The first-year orientation at Hamilton College involves hundreds of students, dozens of orientation leaders and over 180 boxes of food. The week-long program takes nine months to prepare, with countless people working behind the scenes. Or, as a fourth-year Orientation Leader Julia Afsar-Keshmir said, “[the orientation coordinators] Tessa, Sarah, Amy and Andrew are Santa Claus, and [the orientation leaders] are the elves.”
Tessa Chefalo is responsible for the orientation schedule, food, transportation, supplies and online forms. Chefalo works alongside her colleagues, Sarah Skoy, Andrew Jillings and Amy Adams to facilitate a total of 61 trips.
These staff members also work with over five-hundred students, separating them by zip code and creating a gender balance between groups so that all students have an equal opportunity to form new connections with a diverse set orientation peers.
Hamilton’s orientation support staff also plays an integral role in guiding new students, helping them move into their dorms and creating a positive and welcoming environment. “It was a really rewarding experience,” said staff member Elizabeth Jacoby ’26. “Orientation was a really meaningful time for me to get to know Hamilton and I remember the people on the golf carts and leaders being so excited to be there. I was really honored to be able to do that for the new generation.”
Additionally, Chefalo explained the reasoning behind orientation’s no-phone policy and no access to showers, describing her objective to “remove a distraction” and “organize down time”, arguing that phones would otherwise distract from the trip, and showers would consume hours of the day.

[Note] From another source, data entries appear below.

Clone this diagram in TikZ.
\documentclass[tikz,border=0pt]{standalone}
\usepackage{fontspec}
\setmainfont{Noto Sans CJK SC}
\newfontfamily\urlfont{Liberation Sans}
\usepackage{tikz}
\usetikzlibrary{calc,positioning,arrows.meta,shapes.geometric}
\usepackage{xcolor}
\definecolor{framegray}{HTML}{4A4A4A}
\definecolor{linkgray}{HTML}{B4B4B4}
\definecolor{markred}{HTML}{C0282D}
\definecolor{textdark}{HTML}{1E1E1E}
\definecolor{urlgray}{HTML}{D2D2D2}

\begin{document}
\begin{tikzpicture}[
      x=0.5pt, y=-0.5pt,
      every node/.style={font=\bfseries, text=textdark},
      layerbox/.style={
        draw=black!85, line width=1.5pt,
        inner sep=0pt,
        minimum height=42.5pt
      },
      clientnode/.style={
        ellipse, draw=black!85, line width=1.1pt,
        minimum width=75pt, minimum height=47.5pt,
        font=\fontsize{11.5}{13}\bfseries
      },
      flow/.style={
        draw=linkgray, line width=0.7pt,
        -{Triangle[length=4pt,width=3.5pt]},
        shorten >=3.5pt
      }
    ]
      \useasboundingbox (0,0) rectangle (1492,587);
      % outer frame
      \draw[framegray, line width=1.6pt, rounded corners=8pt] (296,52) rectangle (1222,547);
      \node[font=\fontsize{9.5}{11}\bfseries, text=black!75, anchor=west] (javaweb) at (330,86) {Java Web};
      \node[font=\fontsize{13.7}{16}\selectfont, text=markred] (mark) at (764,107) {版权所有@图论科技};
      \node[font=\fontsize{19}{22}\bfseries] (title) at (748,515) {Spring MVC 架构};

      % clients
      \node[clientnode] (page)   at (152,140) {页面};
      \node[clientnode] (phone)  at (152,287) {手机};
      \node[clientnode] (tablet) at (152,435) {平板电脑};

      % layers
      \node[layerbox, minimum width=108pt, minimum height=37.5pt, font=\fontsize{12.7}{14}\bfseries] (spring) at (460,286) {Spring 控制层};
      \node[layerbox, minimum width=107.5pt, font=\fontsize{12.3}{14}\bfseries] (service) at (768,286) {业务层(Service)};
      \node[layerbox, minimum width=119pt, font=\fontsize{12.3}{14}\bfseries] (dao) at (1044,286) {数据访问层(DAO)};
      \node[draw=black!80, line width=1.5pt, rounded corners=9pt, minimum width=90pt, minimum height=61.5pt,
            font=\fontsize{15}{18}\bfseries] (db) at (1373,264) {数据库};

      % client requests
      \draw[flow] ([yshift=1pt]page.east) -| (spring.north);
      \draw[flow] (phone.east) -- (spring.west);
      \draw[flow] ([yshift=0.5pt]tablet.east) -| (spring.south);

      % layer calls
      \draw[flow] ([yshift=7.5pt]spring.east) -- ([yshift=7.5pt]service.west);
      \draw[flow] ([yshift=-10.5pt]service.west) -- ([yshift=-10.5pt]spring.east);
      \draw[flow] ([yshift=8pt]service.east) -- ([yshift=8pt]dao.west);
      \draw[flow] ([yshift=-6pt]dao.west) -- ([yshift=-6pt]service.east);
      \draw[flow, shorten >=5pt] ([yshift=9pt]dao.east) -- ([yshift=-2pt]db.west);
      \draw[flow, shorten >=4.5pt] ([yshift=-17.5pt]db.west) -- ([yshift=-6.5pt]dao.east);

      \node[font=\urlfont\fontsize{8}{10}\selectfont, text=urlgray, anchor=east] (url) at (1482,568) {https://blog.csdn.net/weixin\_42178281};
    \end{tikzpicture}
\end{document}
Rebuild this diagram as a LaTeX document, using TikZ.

First-year Grace Maley said the conditions of this trip left her in her “worst state,” yet she acknowledged that students’ access to amenities will only improve, leading to a more positive mindset in the future.
First-year Josie Shuman described the experience as “ripping off the [college] bandaid.”

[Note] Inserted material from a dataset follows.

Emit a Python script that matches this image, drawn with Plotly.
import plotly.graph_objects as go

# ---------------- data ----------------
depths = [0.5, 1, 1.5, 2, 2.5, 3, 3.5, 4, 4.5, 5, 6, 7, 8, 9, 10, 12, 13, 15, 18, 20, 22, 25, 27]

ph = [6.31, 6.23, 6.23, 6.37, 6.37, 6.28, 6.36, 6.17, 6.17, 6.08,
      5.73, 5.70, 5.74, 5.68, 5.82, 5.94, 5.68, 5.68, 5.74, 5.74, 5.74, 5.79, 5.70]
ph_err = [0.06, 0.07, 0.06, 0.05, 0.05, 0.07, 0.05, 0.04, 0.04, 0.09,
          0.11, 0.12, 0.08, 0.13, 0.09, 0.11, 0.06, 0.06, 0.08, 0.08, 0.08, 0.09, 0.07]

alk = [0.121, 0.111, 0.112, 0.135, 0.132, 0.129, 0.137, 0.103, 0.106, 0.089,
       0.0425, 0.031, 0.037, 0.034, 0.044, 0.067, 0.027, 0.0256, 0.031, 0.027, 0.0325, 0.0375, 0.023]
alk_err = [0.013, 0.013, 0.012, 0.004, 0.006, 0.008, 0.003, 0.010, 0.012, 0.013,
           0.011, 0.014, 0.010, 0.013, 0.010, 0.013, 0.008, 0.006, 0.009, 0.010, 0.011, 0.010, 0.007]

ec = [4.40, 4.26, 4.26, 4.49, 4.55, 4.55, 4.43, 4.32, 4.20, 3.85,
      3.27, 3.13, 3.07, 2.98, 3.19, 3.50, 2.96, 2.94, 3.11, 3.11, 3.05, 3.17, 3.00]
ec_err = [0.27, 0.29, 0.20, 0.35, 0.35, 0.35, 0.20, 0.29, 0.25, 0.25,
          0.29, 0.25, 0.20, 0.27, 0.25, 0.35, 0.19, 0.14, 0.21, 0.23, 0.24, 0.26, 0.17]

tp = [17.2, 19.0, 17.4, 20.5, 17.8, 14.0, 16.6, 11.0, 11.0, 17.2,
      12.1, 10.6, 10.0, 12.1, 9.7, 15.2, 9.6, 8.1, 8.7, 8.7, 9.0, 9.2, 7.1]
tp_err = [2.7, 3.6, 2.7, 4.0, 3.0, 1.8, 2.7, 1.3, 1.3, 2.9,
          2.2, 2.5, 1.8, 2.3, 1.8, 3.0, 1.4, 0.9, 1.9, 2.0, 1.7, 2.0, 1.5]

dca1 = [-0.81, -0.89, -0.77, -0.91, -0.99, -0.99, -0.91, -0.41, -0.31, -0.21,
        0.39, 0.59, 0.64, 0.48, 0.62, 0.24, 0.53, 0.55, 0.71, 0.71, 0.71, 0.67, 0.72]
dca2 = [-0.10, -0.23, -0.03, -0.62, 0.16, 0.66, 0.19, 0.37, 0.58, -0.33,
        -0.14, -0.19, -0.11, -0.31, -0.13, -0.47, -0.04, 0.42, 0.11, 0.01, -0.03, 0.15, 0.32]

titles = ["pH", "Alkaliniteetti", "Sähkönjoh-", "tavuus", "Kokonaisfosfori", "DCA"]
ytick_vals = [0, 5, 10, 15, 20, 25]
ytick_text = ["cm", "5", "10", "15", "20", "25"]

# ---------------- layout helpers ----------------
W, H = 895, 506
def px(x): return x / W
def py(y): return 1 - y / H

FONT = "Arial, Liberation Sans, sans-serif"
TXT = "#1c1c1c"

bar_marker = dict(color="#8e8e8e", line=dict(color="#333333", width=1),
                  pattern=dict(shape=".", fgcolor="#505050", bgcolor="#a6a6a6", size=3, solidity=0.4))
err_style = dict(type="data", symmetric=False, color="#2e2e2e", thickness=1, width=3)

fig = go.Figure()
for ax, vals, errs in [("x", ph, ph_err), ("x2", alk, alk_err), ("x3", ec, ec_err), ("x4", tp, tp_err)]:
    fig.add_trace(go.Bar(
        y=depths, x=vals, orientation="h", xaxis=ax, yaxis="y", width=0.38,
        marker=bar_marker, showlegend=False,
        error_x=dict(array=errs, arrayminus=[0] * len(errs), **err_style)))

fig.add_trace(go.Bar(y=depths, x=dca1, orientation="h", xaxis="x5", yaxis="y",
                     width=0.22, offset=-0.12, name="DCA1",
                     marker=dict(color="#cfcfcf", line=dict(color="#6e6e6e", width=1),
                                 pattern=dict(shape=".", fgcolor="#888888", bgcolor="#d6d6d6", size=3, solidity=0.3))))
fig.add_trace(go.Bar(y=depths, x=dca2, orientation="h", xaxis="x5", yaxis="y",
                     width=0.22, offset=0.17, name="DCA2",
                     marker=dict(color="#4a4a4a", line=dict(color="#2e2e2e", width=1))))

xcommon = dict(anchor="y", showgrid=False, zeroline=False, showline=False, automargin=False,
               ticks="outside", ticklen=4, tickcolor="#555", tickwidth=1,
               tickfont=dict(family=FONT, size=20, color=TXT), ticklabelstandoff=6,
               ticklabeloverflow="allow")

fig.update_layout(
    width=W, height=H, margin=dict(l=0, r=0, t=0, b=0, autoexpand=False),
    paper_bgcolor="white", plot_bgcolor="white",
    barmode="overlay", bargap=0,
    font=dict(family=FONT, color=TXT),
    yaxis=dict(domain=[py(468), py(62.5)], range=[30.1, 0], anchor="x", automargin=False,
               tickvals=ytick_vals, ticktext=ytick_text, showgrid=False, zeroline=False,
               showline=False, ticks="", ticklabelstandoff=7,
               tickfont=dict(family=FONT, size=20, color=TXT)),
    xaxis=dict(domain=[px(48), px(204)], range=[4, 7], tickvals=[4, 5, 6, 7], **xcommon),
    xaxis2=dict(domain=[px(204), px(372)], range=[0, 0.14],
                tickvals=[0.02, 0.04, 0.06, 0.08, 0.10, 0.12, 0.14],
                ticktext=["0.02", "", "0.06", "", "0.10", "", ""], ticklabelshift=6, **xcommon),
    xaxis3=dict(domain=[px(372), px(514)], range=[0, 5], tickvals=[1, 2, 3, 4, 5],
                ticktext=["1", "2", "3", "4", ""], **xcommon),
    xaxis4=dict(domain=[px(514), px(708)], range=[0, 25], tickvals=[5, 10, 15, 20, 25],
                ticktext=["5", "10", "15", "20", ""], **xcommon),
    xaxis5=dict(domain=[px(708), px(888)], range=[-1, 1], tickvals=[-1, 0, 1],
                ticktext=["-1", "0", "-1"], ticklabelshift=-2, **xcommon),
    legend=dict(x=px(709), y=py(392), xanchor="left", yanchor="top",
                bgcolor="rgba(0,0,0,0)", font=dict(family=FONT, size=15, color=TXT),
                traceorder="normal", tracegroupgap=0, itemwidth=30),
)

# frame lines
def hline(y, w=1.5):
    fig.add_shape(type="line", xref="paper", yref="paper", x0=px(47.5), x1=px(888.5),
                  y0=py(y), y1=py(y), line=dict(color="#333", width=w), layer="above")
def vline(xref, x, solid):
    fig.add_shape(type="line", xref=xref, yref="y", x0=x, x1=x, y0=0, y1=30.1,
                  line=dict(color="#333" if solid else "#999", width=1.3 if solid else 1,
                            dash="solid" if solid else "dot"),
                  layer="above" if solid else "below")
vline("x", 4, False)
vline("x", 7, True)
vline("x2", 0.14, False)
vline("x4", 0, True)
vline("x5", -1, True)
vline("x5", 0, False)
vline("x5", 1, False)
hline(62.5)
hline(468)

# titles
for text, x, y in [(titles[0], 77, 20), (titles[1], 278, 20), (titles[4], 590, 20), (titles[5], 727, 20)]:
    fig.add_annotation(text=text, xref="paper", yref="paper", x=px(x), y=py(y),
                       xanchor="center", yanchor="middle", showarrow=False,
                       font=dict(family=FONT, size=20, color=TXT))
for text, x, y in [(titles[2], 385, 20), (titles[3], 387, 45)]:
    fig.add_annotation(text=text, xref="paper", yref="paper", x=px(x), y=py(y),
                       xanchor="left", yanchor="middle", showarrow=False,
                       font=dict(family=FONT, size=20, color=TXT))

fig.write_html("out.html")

Dylan Bucksner-Schulz, third-year Orientation Leader, asserted that meeting each person’s needs “takes basically the entire year, including nine months of planning.”
A large component of this planning is choosing and training the orientation leaders. The interview process for new leaders has three extremely selective rounds.
After selections are made, training begins in May with four days of camping for all of the leaders. This, Afsar-Keshmir said, is designed to be a run-through of the orientation camping experience.
Finally, a few days before new students arrive, the leaders receive specialized training in Title IX, cultural humility, sustainability and more.
But how is each leader assigned to their “perfect” trip? In short, they’re not. While they rank their top five trips, orientation leaders are chosen primarily based on their compatibility with one another. The orientation staff matches new and experienced leaders in a careful process that Afsar-Keshmir and Bucksner-Schulz agree makes for a perfect success.
From orientation leaders, to those that trained them, to those that fed them, countless individuals worked for months to ensure that orientation would run smoothly.
On the first day of orientation, all of the new students recieved a speech about “being here now.” Well, now we know how we got here.